Parmi les trois classes réglementaires de décharges en France, seules les décharges de classe 1 et 2 s'inscrivent dans le cadre de la transposition de la directive de 1999. Celles de classe 3 n'étant pas soumises à autorisation préfectorale, elles ne peuvent en aucun cas, au sens de la législation communautaire, accueillir les déchets amiantés. Malgré l'assouplissement des contraintes entourant le traitement des déchets d'amiante lié par la décision du Conseil européen du 19 décembre 2002, ils ne peuvent tout au plus être dirigés qu'en décharge de classe 2.

La circulaire du 22 février 2005 n'est donc pas compatible avec le droit communautaire lorsqu'elle interprète la définition des déchets inertes, au sens de la directive de 1999, comme permettant « de considérer que les déchets de construction contenant de l'amiante présentent les caractéristiques des déchets inertes dès lors que les fibres d'amiante sont contenues dans un support inerte qui n'a pas perdu son intégrité et que les déchets sont manipulés et stockés dans [certaines] conditions » et lorsqu'elle autorise le stockage de ces déchets dans des alvéoles spécifiques situées à l'intérieur de décharges pour déchets inertes (décharges de classe 3).

Aussi, la Commission européenne a-t-elle indiqué à la mission qu'elle est sur le point d'entamer une procédure d'infraction contre la France pour transposition incomplète de la directive 1999/31/CE en ce qui concerne les déchets inertes.

Dans un premier temps, la possibilité offerte par le droit français, tel qu'il résulte de la circulaire, a heurté les membres de la mission. En effet, si le qualificatif « inerte » peut se concevoir lorsque le produit est neuf, il devient de moins en moins approprié au fur et à mesure que celui-ci vieillit. Surtout, le choix opéré par la circulaire crée un réel décalage entre la classification de tous les déchets amiantés comme produit dangereux et la banalisation du traitement des déchets d'amiante lié dans des sites librement ouverts à tous publics.

Pourtant, le ministère de l'écologie et du développement a ainsi justifié sa position : « l'esprit de la circulaire de février 2005 était de bien rappeler, à la suite du classement de l'amiante-ciment en déchet dangereux, l'existence de possibilités relativement simples d'élimination de ces déchets. Trop d'exigences, entraînant des coûts trop élevés, n'auraient fait qu'accentuer davantage encore le phénomène de pertes. Les dispositions préconisées en concertation avec les autres administrations nous ont paru suffisantes car un durcissement de la réglementation se serait traduit par une augmentation des quantités non contrôlables, sachant que l'amiante-ciment était un produit très largement diffusé. Un inventaire, déjà peu aisé pour l'amiante-flocage, deviendrait particulièrement complexe à réaliser dans le cas de l'amiante-ciment »150.
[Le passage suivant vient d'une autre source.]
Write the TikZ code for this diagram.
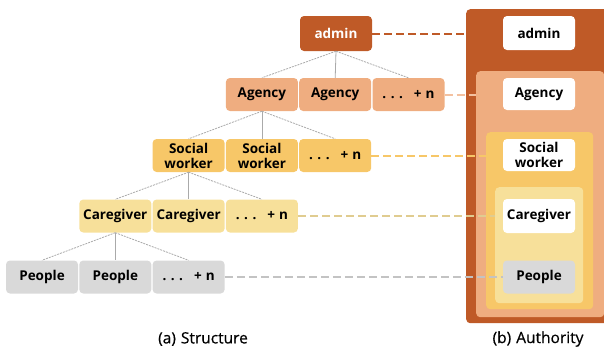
\documentclass[tikz,border=0pt]{standalone}
\usepackage{fontspec}
\setmainfont{Open Sans}
\newfontfamily\capfont[FakeBold=0.5]{Open Sans}
\definecolor{cAdmin}{HTML}{BF5A27}
\definecolor{cAgency}{HTML}{EFAD80}
\definecolor{cSocial}{HTML}{F7C768}
\definecolor{cCare}{HTML}{F7E09A}
\definecolor{cPeople}{HTML}{D9D9D9}
\definecolor{cTree}{HTML}{AAAAAA}
\newcommand{\moren}{.\hspace{4.5pt}.\hspace{4.5pt}.\hspace{11pt}+\hspace{4pt}n}
\tikzset{
  box/.style={rounded corners=4pt, minimum width=72pt, minimum height=33pt,
    inner sep=0pt, align=center, font=\fontsize{13.5}{15}\selectfont\bfseries,
    text=black},
  panel/.style={rounded corners=4pt, inner sep=0pt, anchor=north west},
  branch/.style={draw=cTree, line width=0.8pt, dash pattern=on 2pt off 1pt},
  trunk/.style={draw=cTree, line width=0.8pt},
  link/.style={line width=2pt, dash pattern=on 8pt off 4pt},
  caption/.style={font=\capfont\fontsize{15.5}{18}\selectfont}
}
\begin{document}
\begin{tikzpicture}[x=1pt, y=-1pt]
\useasboundingbox (0,0) rectangle (604,349);

% ---- tree (structure) ----
\node[box, fill=cAdmin, text=white, minimum height=35pt] (admin) at (336,33.5) {admin};

\node[box, fill=cAgency] (ag1) at (261.9,94.5) {Agency};
\node[box, fill=cAgency] (ag2) at (335.2,94.5) {Agency};
\node[box, fill=cAgency] (ag3) at (408.5,94.5) {\moren};

\node[box, fill=cSocial] (sw1) at (188.6,155.5) {Social\\worker};
\node[box, fill=cSocial] (sw2) at (261.9,155.5) {Social\\worker};
\node[box, fill=cSocial] (sw3) at (335.2,155.5) {\moren};

\node[box, fill=cCare] (cg1) at (115.3,216) {Caregiver};
\node[box, fill=cCare] (cg2) at (188.6,216) {Caregiver};
\node[box, fill=cCare] (cg3) at (261.9,216) {\moren};

\node[box, fill=cPeople] (pp1) at (42,277) {People};
\node[box, fill=cPeople] (pp2) at (115.3,277) {People};
\node[box, fill=cPeople] (pp3) at (188.6,277) {\moren};

% branches: dashed to side children, solid to the middle one
\foreach \p/\a/\b/\c in {admin/ag1/ag2/ag3, ag1/sw1/sw2/sw3, sw1/cg1/cg2/cg3, cg1/pp1/pp2/pp3}{
  \draw[branch] (\p.south) -- (\a.north);
  \draw[trunk]  (\p.south) -- (\b.north);
  \draw[branch] (\p.south) -- (\c.north);
}

% ---- nested panels (authority) ----
\node[panel, fill=cAdmin, minimum width=142pt, minimum height=314pt] (pAdmin) at (466,9) {};
\node[panel, fill=cAgency, minimum width=128pt, minimum height=246pt] (pAgency) at (476,71) {};
\node[panel, fill=cSocial, minimum width=107pt, minimum height=177pt] (pSocial) at (486,132) {};
\node[panel, fill=cCare, minimum width=88pt, minimum height=116pt] (pCare) at (495,187) {};

\node[box, fill=white, minimum height=34pt] (rAdmin) at (539,33) {admin};
\node[box, fill=white, minimum height=32pt] (rAgency) at (539,94) {Agency};
\node[box, fill=white, minimum height=32pt] (rSocial) at (539,155) {Social\\worker};
\node[box, fill=white, minimum height=34pt] (rCare) at (539,216) {Caregiver};
\node[box, fill=cPeople, minimum height=33pt] (rPeople) at (539,277) {People};

% ---- level links ----
\draw[link, draw=cAdmin] (admin.east) -- (pAdmin.west |- admin.east);
\draw[link, draw=cAgency!75!white] (ag3.east) -- (pAgency.west |- ag3.east);
\draw[link, draw=cSocial] (sw3.east) -- (pSocial.west |- sw3.east);
\draw[link, draw=cCare!90!black!95] (cg3.east) -- (pCare.west |- cg3.east);
\draw[link, draw=cPeople!90!black] (pp3.east) -- (rPeople.west);

% ---- captions ----
\node[caption] (capA) at (203,339) {(a)\hspace{5pt}Structure};
\node[caption] (capB) at (538,339) {(b)\hspace{5pt}Authority};
\end{tikzpicture}
\end{document}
La mission, après réflexion, a jugé que les arguments de proximité et de facilité qui fondent la position française n'étaient pas infondés et que cette solution, en tout état de cause, était préférable à un traitement sauvage des déchets. Néanmoins, l'éventuelle incompatibilité du dispositif français avec la législation communautaire pose problème. Il semble, à vrai dire, qu'il y ait un réel déficit de dialogue entre le ministère français de l'écologie et du développement durable et la Direction générale environnement de la Commission européenne. En effet, les auditions menées à Bruxelles ont montré que les services de la Commission ne sont pas insensibles aux arguments français. Mais elles ont aussi montré que des initiatives sont parfois prises de part et d'autres, sans réelle concertation ni information réciproque. Une telle situation est regrettable, car non seulement elle place notre pays dans une position délicate par rapport aux exigences du droit communautaire - comme en témoigne la procédure sur le point d'être engagée contre la France -, mais elle empêche également toute réflexion constructive sur les améliorations qui pourraient être apportées à la situation.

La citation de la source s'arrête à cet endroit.